Just been reading that bitchy thread. 
I thought anyone who enjoyed the show should post in this thread....so I don't have to listen to all the kids bickering:lol2:

Thought I'd just say...coach 3 rocked! Got plenty of chances to check husbandry when we asked (didn't have to wait for someone to tell me to check my animals...just did it). The company was great and the show was mental.

If you enjoyed it, and ESPECIALLY if you plan to go again, please post here : victory:


----------



## Moosey (Jan 7, 2008)

i went in march and really enjoyed it, and will totally go again next year!


----------



## reptileboy11 (Sep 12, 2008)

it was great i was on coach 3 aswell i was the boy whith the mowhawk!!!!


----------



## mcfluffin (Mar 9, 2008)

reptileboy11 said:


> it was great i was on coach 3 aswell i was the boy whith the mowhawk!!!!

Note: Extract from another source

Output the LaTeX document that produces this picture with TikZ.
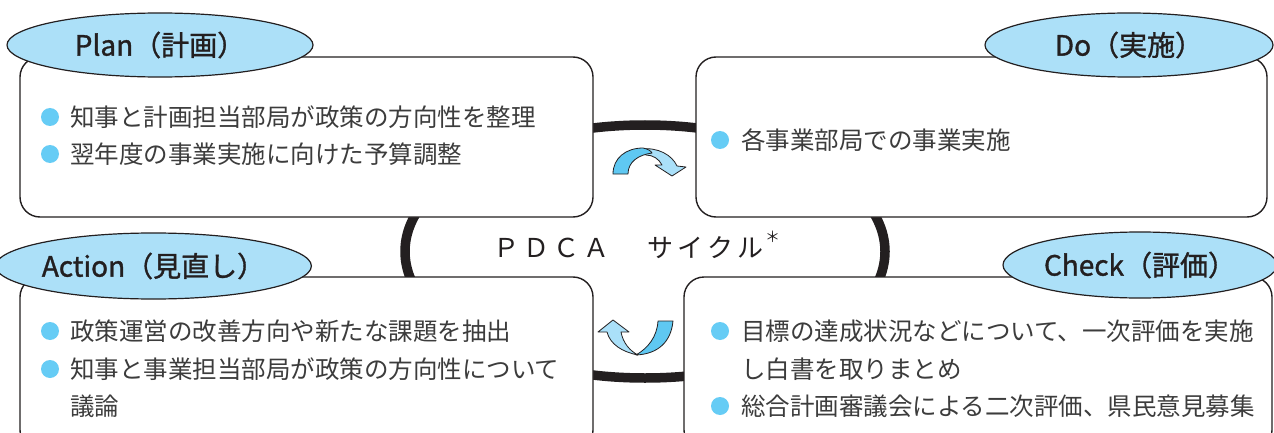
\documentclass[tikz,border=0pt]{standalone}
\usepackage{fontspec}
\setmainfont{Noto Sans CJK JP}
\newfontfamily\lblfont[FakeBold=1.2]{Noto Sans CJK JP}
\usetikzlibrary{shapes.geometric}
\definecolor{ellfill}{RGB}{172,224,248}
\definecolor{bulc}{RGB}{102,204,245}
\definecolor{arrdark}{RGB}{95,200,242}
\definecolor{arrlight}{RGB}{170,224,249}
\definecolor{txt}{RGB}{35,31,32}
\definecolor{bodyc}{RGB}{60,60,60}
\begin{document}
\begin{tikzpicture}[x=1pt,y=1pt,
  box/.style={draw=txt, line width=1.4pt, rounded corners=20pt, fill=white, inner sep=0pt},
  label/.style={ellipse, draw=txt, line width=1.2pt, fill=ellfill, inner sep=0pt, font=\lblfont\fontsize{28}{28}\selectfont, text=txt},
  body/.style={anchor=west, inner sep=0pt, font=\fontsize{24.5}{24.5}\selectfont, text=bodyc},
  bullet/.style={circle, fill=bulc, inner sep=0pt, minimum size=18pt},
  ring/.style={draw=txt, line width=9.5pt},
  arr/.style={draw=txt, line width=0.8pt, line join=round}]

\useasboundingbox (0,0) rectangle (1274,-433);
\fill[white] (0,0) rectangle (1274,-433);

% central ring
\draw[ring] (645,-251.5) ellipse [x radius=240pt, y radius=126.5pt];

% boxes
\node[box, minimum width=573pt, minimum height=160pt] (planbox) at (306.5,-137) {};
\node[box, minimum width=571pt, minimum height=160pt] (dobox) at (981.5,-137) {};
\node[box, minimum width=573pt, minimum height=173pt] (actbox) at (306.5,-363.5) {};
\node[box, minimum width=588pt, minimum height=173pt] (chkbox) at (978,-363.5) {};

% labels
\node[label, minimum width=306pt, minimum height=64pt] (plan) at (160,-45) {Plan（計画）};
\node[label, minimum width=288pt, minimum height=64pt] (do) at (1129,-45) {Do（実施）};
\node[label, minimum width=287pt, minimum height=66pt] (act) at (153.5,-266) {Action（見直し）};
\node[label, minimum width=274pt, minimum height=66pt] (chk) at (1140,-265) {Check（評価）};

% Plan text
\node[bullet] (pb1) at (50,-117) {};
\node[bullet] (pb2) at (50,-154) {};
\node[body] (p1) at (70,-117) {知事と計画担当部局が政策の方向性を整理};
\node[body] (p2) at (70,-154) {翌年度の事業実施に向けた予算調整};

% Do text
\node[bullet] (db1) at (720,-140) {};
\node[body] (d1) at (741,-140) {各事業部局での事業実施};

% Action text
\node[bullet] (ab1) at (50,-331) {};
\node[bullet] (ab2) at (50,-369) {};
\node[body] (a1) at (70,-331) {政策運営の改善方向や新たな課題を抽出};
\node[body] (a2) at (70,-369) {知事と事業担当部局が政策の方向性について};
\node[body] (a3) at (70,-406) {議論};

% Check text
\node[bullet] (cb1) at (720,-331) {};
\node[bullet] (cb2) at (720,-406) {};
\node[body] (c1) at (741,-331) {目標の達成状況などについて、一次評価を実施};
\node[body] (c2) at (741,-369) {し白書を取りまとめ};
\node[body] (c3) at (741,-406) {総合計画審議会による二次評価、県民意見募集};

% PDCA title
\node[anchor=west, inner sep=0pt, font=\fontsize{26}{26}\selectfont, text=txt] (pdca) at (493,-245)
  {Ｐ\kern4pt Ｄ\kern4pt Ｃ\kern4pt Ａ\kern38pt サ\kern4pt イ\kern4pt ク\kern4pt ル\kern2pt\raisebox{15pt}{\fontsize{15}{15}\selectfont ＊}};

% top curved arrow (Plan -> Do)
\filldraw[arr, fill=arrlight] (641,-149) .. controls (658,-147) and (672,-155) .. (677,-166)
  -- (686,-167) -- (672,-176) -- (655,-165) -- (662,-165)
  .. controls (659,-159) and (653,-155) .. (646,-155) -- cycle;
\filldraw[arr, fill=arrdark] (613,-174) .. controls (613,-158) and (626,-148) .. (643,-148)
  .. controls (648,-149) and (651,-151) .. (652,-153)
  .. controls (638,-155) and (628,-162) .. (628,-174) -- cycle;

% bottom curved arrow (Check -> Action)
\filldraw[arr, fill=arrlight] (638,-355) .. controls (622,-352) and (610,-344) .. (607,-332)
  -- (598,-332) -- (613,-320) -- (629,-332) -- (621,-332)
  .. controls (623,-343) and (630,-351) .. (638,-355) -- cycle;
\filldraw[arr, fill=arrdark] (658,-321) -- (673,-321) .. controls (671,-342) and (658,-354) .. (636,-355)
  .. controls (648,-348) and (657,-337) .. (658,-321) -- cycle;
\end{tikzpicture}
\end{document}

Ah...the young lad with the mohawk...I must say that was impressive for such a young gentleman :notworthy:


----------



## madaboutreptiles (Jun 5, 2007)

MissMoose said:


> i went in march and really enjoyed it, and will totally go again next year!


 
me too........I was on the coach in March and I had a great time....I hope top go again in december if there is a coach....: victory:


----------



## Dropkickmurphy (Sep 3, 2007)

coach 3 certainly did have a good trip, we did discover reptileboy11 is only 10 :lol2: very knowledgeable too i was impressed.


----------



## mcfluffin (Mar 9, 2008)

Good to start early...I think your Mum was the one I was laughing with about the gunshots :lol2:


----------



## tuckerboy (Jul 1, 2008)

i was on coach 3 and had a great trip..(apart from being attacked from above by my bag, once i had finally got to sleep..lol..)
surrounded by friendly funny people, which it hink really made the trip loads bearable.although sorry to the couple sat behind and back and left from me..i never said bye..think i musta been asleep..lol

i will definately be going again. with lots more money..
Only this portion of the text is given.